Я отказываюсь и кладу трубку.

Я все еще избегаю заботливых людей. Они мне неинтересны, что-то главное не срабатывает внутри меня со слишком милыми парнями. Наверное, потому, что нет более страшных вещей, чем изначальное сходство двоих. Я и мой отец, я и мой брат – образ любви, вечно удаляющейся от меня, я и все мужчины, которыми я так или иначе была увлечена: «Я чувствую нашу особую схожесть», «Послушай, но ведь это будет уже почти инцест». Мне все время хотелось этого потустороннего сходства. Его тайного отпечатка в лице любого, с кем я захочу быть. Я искала его, как одержимая – банальная травма девочки, рано потерявшей отца, и мне хотелось следовать этой логике травмы, этому поиску, точно я пыталась собрать себя до конца, как конструктор, и кто-то другой был недостающей частью меня самой, до того, как я приняла сознательное решение прекратить этот поиск, чтобы расширить тактильную карту, превратить ее в биографию, ликвидировать все надежды на сходство, как дурную опасную болезнь. Я приняла это решение, находясь на пляже, в этот момент меня разглядывал рахитичный мальчик лет восьми, слегка лупоглазый и смешной, он смотрел на меня и улыбался, и потом вдвоем мы глядели на семью уток, и детство возвращалось ко мне черными волнами безграничной безмятежностью, похожей на первые минуты наркоза.

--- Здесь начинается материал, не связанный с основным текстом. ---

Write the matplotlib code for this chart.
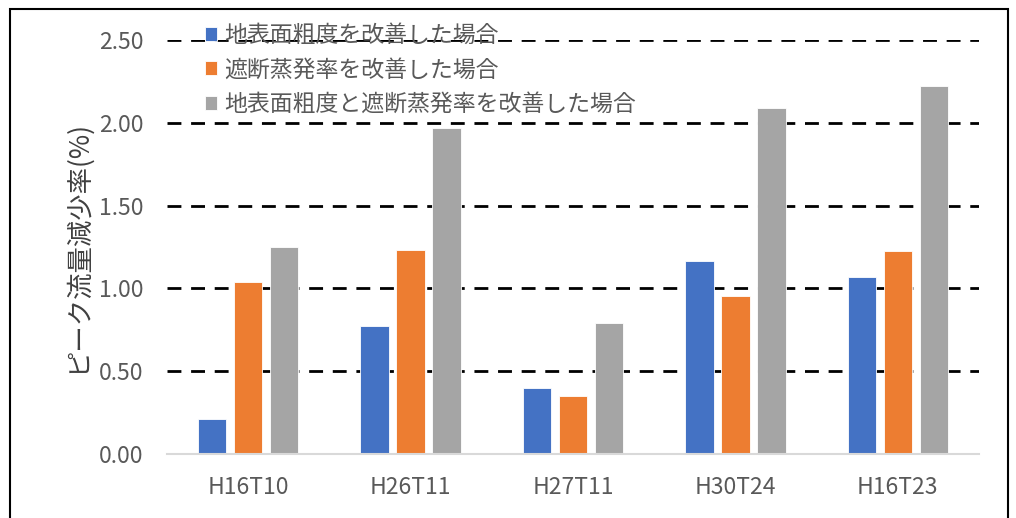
import matplotlib
matplotlib.use("Agg")
import matplotlib.pyplot as plt
from matplotlib.patches import Rectangle
import numpy as np

plt.rcParams['font.family'] = ['Noto Sans CJK JP', 'DejaVu Sans']

categories = ["H16T10", "H26T11", "H27T11", "H30T24", "H16T23"]
series_names = ["地表面粗度を改善した場合",
                "遮断蒸発率を改善した場合",
                "地表面粗度と遮断蒸発率を改善した場合"]
roughness = [0.21, 0.77, 0.40, 1.165, 1.07]
interception = [1.04, 1.23, 0.35, 0.955, 1.225]
combined = [1.25, 1.97, 0.79, 2.09, 2.22]
yticks = [0.0, 0.5, 1.0, 1.5, 2.0, 2.5]
colors = ["#4472C4", "#ED7D31", "#A5A5A5"]

fig = plt.figure(figsize=(10.16, 5.18), dpi=100)
ax = fig.add_axes([0.1644, 0.1236, 0.7992, 0.7992])

x = np.arange(len(categories))
width = 0.175
step = 0.222
for i, (vals, name, c) in enumerate(zip([roughness, interception, combined],
                                        series_names, colors)):
    ax.bar(x + (i - 1) * step, vals, width, color=c, label=name,
           edgecolor="white", linewidth=0.6, zorder=3)

ax.set_xlim(-0.5, len(categories) - 0.5)
ax.set_ylim(0, 2.5)
ax.set_yticks(yticks)
ax.set_yticklabels([f"{v:.2f}" for v in yticks])
ax.set_xticks(x)
ax.set_xticklabels(categories)
ax.tick_params(axis='both', length=0, labelsize=16.5, colors="#595959")
ax.tick_params(axis='y', pad=17)
ax.tick_params(axis='x', pad=16)

for v in yticks[1:]:
    ax.axhline(v, color="black", linestyle=(0, (5, 3.5)), linewidth=2, zorder=1)

for s in ["top", "right", "left"]:
    ax.spines[s].set_visible(False)
ax.spines["bottom"].set_color("#D9D9D9")
ax.spines["bottom"].set_linewidth(1.5)
ax.spines["bottom"].set_zorder(4)

ax.set_ylabel("ピーク流量減少率(%)", fontsize=19, color="#404040", labelpad=6)

leg = ax.legend(loc="upper left", bbox_to_anchor=(0.035, 1.061), frameon=False,
                fontsize=16.5, labelcolor="#595959", handlelength=0.55,
                handleheight=0.55, handletextpad=0.3, labelspacing=0.5,
                borderaxespad=0)

fig.patches.append(Rectangle((10 / 1016, -0.05), 998 / 1016, 1.05 - 9 / 518,
                             transform=fig.transFigure, fill=False,
                             edgecolor="black", linewidth=1.5))

fig.savefig("out.png", dpi=100)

Целых пять дней случайного аффекта мне казалось, что я только тело, или нет, даже не тело, а бесконечность судороги, и почти верила в то, что не ищу сходства, что больше не зависима от потребности быть влюбленной. Возможно, это был просто вечный конфликт между автором и замыслом, между попыткой быть живой и стремлением создавать. А именно брать у самого воздуха то, что было всегда.

В последний, пятый, день я шла сквозь поток солнечного света и смотрела на женщину на скамейке, и мне чудилось, что ее голова забинтована и что сквозь бинт проступает кровь, но потом я поняла, что это всего лишь чалма – белоснежная как снег или лебединая шея.